Rocío Gómez de los Riscos:

¡Qué hilo tan interesante! Me han entrado ganas de compartir también mi historia, al amparo de la seguridad de la pantalla, pues en público soy muy tímida.

Yo estudié Filología Inglesa porque no aprobé la prueba de acceso a TeI, parón de un año mediante para irme de auxiliar de español al Reino Unido a un internado de niñas (no repetiría, menudas eran la mayoría…). Cuando terminé la carrera no tenía ni idea de qué hacer, pero sí que no quería ser profesora de inglés. Tampoco quería hacer un máster, aunque si hubiera habido la oferta de ahora me lo habría pensado. Así que me metí en un grado de formación profesional de turismo y, a la vez, hice el CAP, «por si acaso». Lo primero, sintiéndolo mucho, acabó siendo una pérdida de tiempo y lo segundo me ayudó a conseguir una beca Fulbright para irme a Estados Unidos de auxiliar de español, donde me destinaron a una universidad… de chicos (sí repetiría, nada que ver con la experiencia inglesa). Intenté conseguir otra beca del estilo para hacer lo mismo en otro sitio al año siguiente, pero no salió.

Fue entonces cuando me vi ya «obligada» a tomar una decisión, así que, mientras trabajaba en una tienda de ropa (cosa que detestaba), empecé a hacer cursos de corrección, que llevaron a otros de traducción y a mi primer trabajo «de lo mío» en una empresa de servicios editoriales donde aprendí a base de palos. Esa aventura llegó a su fin, de casualidad, en un momento muy oportuno, pues ya me había dado cuenta de que lo que realmente quería hacer era corregir y traducir por mi cuenta, sin el yugo de un jefe sobre mi cabeza.

Así que ese verano, el de 2015, con 30 años ya, hice un curso de traducción literaria que me encandiló y que me animó a dar el paso: tenía que empezar a ponerme en contacto con editoriales. A eso me puse a mediados de agosto y el 9 de septiembre ya me habían ofrecido hacer una prueba pagada. Si la pasaba, me encargarían el libro. Y la pasé.

Joven decadente, Ramon Casas, 1899

Así fue como traduje mi primero libro, al cual le tengo mucho cariño, si bien también me genera sentimientos encontrados, ya que fue para Malpaso (el editor para nada era de la calaña de Bernardo).

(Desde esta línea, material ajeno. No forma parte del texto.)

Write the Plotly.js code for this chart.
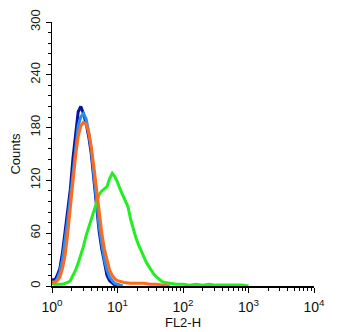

Hoy en día tengo más trabajo de corrección/revisión que de traducción, pero he traducido ya más de veinte libros, tanto de editorial como de literaria. Y, a pesar de las dificultades pasadas y presentes, me alegro mucho de haber dado el paso. Y ahora me siento mucho más acompañada gracias a asociaciones como esta, sobre todo teniendo en cuenta que llegué «sola» a este mundillo, sin compañeros ni mentores con los que compartir penas y alegrías.

En fin, me ha quedado esto muy largo… Lo siento.

Gracias a los compañeros por compartir también su experiencia. Y a los neófitos —yo me lo sigo considerando a veces— os animo a no desistir.